**Exercise goal:** Reproduce all the material exactly, minus any pictures it holds.
▶
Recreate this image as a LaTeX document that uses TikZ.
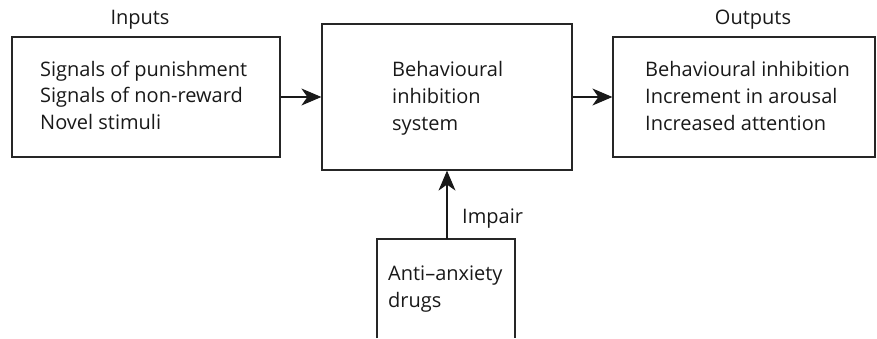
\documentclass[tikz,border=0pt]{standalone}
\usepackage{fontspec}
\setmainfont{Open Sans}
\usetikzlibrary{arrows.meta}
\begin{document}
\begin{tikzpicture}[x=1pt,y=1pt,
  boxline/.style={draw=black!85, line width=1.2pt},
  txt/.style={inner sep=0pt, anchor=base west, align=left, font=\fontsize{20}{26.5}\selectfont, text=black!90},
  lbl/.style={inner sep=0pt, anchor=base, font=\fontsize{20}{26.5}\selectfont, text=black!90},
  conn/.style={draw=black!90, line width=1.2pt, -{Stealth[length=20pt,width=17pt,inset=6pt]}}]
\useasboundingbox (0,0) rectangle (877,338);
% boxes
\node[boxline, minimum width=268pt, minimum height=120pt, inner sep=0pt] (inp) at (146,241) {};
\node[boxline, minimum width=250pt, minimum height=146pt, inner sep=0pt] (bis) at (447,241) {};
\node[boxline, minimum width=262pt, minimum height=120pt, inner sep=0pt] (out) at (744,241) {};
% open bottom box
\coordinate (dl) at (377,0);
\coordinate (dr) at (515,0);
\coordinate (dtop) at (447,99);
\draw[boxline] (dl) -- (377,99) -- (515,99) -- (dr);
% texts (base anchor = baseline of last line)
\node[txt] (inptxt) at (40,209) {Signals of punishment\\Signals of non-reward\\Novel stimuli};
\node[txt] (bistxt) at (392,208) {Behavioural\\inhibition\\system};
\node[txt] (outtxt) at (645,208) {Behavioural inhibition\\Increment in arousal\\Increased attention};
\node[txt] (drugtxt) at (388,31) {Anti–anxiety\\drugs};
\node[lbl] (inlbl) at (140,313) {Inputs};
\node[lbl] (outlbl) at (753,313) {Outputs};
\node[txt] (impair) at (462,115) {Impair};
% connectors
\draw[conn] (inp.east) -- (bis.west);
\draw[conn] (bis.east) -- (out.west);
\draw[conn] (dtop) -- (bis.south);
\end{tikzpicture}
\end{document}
◀
**In response:**
Recreate this image as a LaTeX document that uses TikZ.
\documentclass[tikz,border=0pt]{standalone}
\usepackage{fontspec}
\setmainfont{Open Sans}
\usetikzlibrary{arrows.meta}
\begin{document}
\begin{tikzpicture}[x=1pt,y=1pt,
  boxline/.style={draw=black!85, line width=1.2pt},
  txt/.style={inner sep=0pt, anchor=base west, align=left, font=\fontsize{20}{26.5}\selectfont, text=black!90},
  lbl/.style={inner sep=0pt, anchor=base, font=\fontsize{20}{26.5}\selectfont, text=black!90},
  conn/.style={draw=black!90, line width=1.2pt, -{Stealth[length=20pt,width=17pt,inset=6pt]}}]
\useasboundingbox (0,0) rectangle (877,338);
% boxes
\node[boxline, minimum width=268pt, minimum height=120pt, inner sep=0pt] (inp) at (146,241) {};
\node[boxline, minimum width=250pt, minimum height=146pt, inner sep=0pt] (bis) at (447,241) {};
\node[boxline, minimum width=262pt, minimum height=120pt, inner sep=0pt] (out) at (744,241) {};
% open bottom box
\coordinate (dl) at (377,0);
\coordinate (dr) at (515,0);
\coordinate (dtop) at (447,99);
\draw[boxline] (dl) -- (377,99) -- (515,99) -- (dr);
% texts (base anchor = baseline of last line)
\node[txt] (inptxt) at (40,209) {Signals of punishment\\Signals of non-reward\\Novel stimuli};
\node[txt] (bistxt) at (392,208) {Behavioural\\inhibition\\system};
\node[txt] (outtxt) at (645,208) {Behavioural inhibition\\Increment in arousal\\Increased attention};
\node[txt] (drugtxt) at (388,31) {Anti–anxiety\\drugs};
\node[lbl] (inlbl) at (140,313) {Inputs};
\node[lbl] (outlbl) at (753,313) {Outputs};
\node[txt] (impair) at (462,115) {Impair};
% connectors
\draw[conn] (inp.east) -- (bis.west);
\draw[conn] (bis.east) -- (out.west);
\draw[conn] (dtop) -- (bis.south);
\end{tikzpicture}
\end{document}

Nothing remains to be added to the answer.